UK-headquartered Air Charter Service (ACS) is expanding its carbon offsetting program to include commercial passenger flights on March 1. The program is available for customer bookings through the firm’s Europe, North America, Africa, and Australia offices. ACS’s office and business travel operations have been carbon neutral since 2007.
“We appreciate that aviation is up there with the automotive industry and power generation as one of the industries that are producing carbon emissions,” said ACS CEO Justin Bowman. “Unfortunately, unlike those industries, ours is some way from having the technology to stop the reliance on burning fuel.” Funding reductions in carbon is a short-term solution, while the industry progresses toward longer-term solutions such as electric flight, he added, noting ACS has been funding electric flight efforts since 2014.

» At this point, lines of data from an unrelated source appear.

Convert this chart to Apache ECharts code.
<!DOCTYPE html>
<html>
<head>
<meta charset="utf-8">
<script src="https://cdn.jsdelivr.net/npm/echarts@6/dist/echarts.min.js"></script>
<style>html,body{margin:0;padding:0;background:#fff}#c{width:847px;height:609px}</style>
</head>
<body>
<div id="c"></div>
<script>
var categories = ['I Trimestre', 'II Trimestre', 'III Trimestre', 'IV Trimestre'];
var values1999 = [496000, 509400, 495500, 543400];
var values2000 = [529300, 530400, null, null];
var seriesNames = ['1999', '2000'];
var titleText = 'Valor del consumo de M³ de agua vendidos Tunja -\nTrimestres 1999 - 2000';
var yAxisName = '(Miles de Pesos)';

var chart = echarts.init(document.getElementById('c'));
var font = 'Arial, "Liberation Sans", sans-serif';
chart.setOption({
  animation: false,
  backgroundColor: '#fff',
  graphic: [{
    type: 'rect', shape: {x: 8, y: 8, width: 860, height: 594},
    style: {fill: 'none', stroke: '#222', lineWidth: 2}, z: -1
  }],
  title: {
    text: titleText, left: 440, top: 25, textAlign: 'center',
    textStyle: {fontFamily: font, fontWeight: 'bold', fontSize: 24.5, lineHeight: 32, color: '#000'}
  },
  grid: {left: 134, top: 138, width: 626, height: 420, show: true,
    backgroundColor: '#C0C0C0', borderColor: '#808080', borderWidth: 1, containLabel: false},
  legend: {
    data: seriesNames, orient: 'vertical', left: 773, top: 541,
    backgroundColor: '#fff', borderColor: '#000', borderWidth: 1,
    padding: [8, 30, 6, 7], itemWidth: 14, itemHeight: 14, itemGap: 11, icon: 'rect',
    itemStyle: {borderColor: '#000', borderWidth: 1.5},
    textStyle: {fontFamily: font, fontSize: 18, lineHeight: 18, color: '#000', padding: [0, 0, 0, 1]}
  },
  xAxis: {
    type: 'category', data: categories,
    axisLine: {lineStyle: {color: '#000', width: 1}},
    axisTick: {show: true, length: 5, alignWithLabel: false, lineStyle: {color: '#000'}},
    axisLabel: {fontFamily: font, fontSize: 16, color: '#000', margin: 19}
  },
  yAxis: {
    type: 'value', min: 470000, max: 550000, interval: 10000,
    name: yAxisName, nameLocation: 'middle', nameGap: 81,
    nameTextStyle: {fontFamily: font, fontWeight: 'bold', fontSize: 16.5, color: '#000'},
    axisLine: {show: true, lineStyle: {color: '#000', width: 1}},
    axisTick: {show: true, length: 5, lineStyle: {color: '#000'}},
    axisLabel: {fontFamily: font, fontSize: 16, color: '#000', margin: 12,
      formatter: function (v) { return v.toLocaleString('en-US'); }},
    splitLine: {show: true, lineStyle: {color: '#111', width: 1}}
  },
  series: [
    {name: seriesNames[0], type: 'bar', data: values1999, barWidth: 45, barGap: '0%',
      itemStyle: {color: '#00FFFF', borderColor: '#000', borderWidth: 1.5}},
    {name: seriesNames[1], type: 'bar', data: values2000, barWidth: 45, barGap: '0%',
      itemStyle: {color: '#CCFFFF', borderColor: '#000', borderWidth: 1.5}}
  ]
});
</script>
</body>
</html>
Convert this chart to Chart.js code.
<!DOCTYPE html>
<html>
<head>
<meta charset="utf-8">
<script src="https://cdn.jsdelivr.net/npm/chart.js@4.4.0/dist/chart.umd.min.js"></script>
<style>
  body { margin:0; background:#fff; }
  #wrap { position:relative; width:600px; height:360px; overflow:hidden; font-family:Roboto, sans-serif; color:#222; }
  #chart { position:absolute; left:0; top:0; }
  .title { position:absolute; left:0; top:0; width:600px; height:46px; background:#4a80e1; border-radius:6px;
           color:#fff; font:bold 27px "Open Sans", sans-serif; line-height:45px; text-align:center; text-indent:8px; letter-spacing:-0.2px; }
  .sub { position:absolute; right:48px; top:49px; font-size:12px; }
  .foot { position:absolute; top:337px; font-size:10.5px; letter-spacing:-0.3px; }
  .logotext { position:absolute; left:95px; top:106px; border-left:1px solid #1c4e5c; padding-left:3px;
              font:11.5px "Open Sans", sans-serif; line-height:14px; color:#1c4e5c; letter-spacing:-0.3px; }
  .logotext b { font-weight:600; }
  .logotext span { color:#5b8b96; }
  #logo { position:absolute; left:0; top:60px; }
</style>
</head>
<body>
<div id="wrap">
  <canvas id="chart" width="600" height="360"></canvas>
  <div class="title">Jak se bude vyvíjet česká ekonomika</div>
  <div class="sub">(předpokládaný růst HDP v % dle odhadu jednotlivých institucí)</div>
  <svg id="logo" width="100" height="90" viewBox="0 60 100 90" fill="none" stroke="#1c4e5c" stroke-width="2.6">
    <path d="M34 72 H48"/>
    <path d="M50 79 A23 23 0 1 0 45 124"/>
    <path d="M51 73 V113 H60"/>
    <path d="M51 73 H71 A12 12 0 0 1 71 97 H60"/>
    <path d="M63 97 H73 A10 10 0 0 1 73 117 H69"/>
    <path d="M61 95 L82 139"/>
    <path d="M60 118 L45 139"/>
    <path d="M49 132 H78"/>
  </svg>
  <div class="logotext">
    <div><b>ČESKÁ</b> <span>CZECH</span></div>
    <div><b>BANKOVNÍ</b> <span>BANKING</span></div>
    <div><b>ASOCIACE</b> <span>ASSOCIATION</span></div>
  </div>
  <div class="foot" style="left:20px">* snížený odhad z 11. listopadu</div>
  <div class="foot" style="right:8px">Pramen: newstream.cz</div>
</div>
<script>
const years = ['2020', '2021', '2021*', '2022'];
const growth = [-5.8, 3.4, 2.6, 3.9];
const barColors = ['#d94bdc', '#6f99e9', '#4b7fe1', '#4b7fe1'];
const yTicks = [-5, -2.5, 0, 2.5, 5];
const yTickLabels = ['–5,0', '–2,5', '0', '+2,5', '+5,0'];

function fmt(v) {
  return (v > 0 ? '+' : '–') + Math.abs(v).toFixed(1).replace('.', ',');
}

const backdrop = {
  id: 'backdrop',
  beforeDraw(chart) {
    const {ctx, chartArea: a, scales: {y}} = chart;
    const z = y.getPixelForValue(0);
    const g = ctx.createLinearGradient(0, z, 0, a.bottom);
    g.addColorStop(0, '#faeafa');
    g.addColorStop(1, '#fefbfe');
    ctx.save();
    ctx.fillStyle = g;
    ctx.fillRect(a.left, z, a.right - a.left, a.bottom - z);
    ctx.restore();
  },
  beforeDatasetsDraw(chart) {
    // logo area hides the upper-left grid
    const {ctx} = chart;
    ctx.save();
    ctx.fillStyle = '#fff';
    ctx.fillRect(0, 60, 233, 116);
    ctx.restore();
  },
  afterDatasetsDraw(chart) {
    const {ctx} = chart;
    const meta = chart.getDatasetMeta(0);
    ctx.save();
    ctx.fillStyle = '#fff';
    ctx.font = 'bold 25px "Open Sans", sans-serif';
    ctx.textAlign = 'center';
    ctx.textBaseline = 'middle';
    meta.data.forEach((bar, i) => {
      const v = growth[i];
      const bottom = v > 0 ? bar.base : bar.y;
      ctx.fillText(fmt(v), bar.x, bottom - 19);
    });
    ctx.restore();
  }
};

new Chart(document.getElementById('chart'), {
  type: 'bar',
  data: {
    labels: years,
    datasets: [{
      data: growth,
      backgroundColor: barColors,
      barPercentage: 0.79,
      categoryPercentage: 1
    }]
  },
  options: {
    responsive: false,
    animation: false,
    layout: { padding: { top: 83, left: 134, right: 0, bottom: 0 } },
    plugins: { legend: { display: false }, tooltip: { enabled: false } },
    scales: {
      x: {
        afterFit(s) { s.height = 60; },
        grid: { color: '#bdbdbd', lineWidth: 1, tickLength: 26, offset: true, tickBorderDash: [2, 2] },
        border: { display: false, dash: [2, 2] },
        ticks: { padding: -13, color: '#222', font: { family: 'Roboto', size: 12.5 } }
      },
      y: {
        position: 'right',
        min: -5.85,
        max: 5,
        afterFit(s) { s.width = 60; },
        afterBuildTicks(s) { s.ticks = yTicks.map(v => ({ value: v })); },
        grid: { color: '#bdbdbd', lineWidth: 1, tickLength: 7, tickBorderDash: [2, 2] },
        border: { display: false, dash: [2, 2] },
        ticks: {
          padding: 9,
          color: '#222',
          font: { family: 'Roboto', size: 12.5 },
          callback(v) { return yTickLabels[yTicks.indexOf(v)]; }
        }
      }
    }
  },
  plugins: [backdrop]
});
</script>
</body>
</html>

ACS analyzed aircraft fuel burn rates and route distances for 8,000 passenger charter flights over the past two years and decided 0.5 percent of the charter price would be an appropriate offset for each flight. That money will be deposited into an offset fund, which is used to purchase carbon credits.
“Should the monies collected not be sufficient to buy the correct number of carbon credits to fully offset a charter, ACS will make up the shortfall,” Bowman said. “Perhaps our biggest challenge in setting this up was the lack of data and the impossibilities of predicting how much carbon each flight will produce, as there are so many variables, including such aspects as weather, air traffic, and even the amount of luggage.”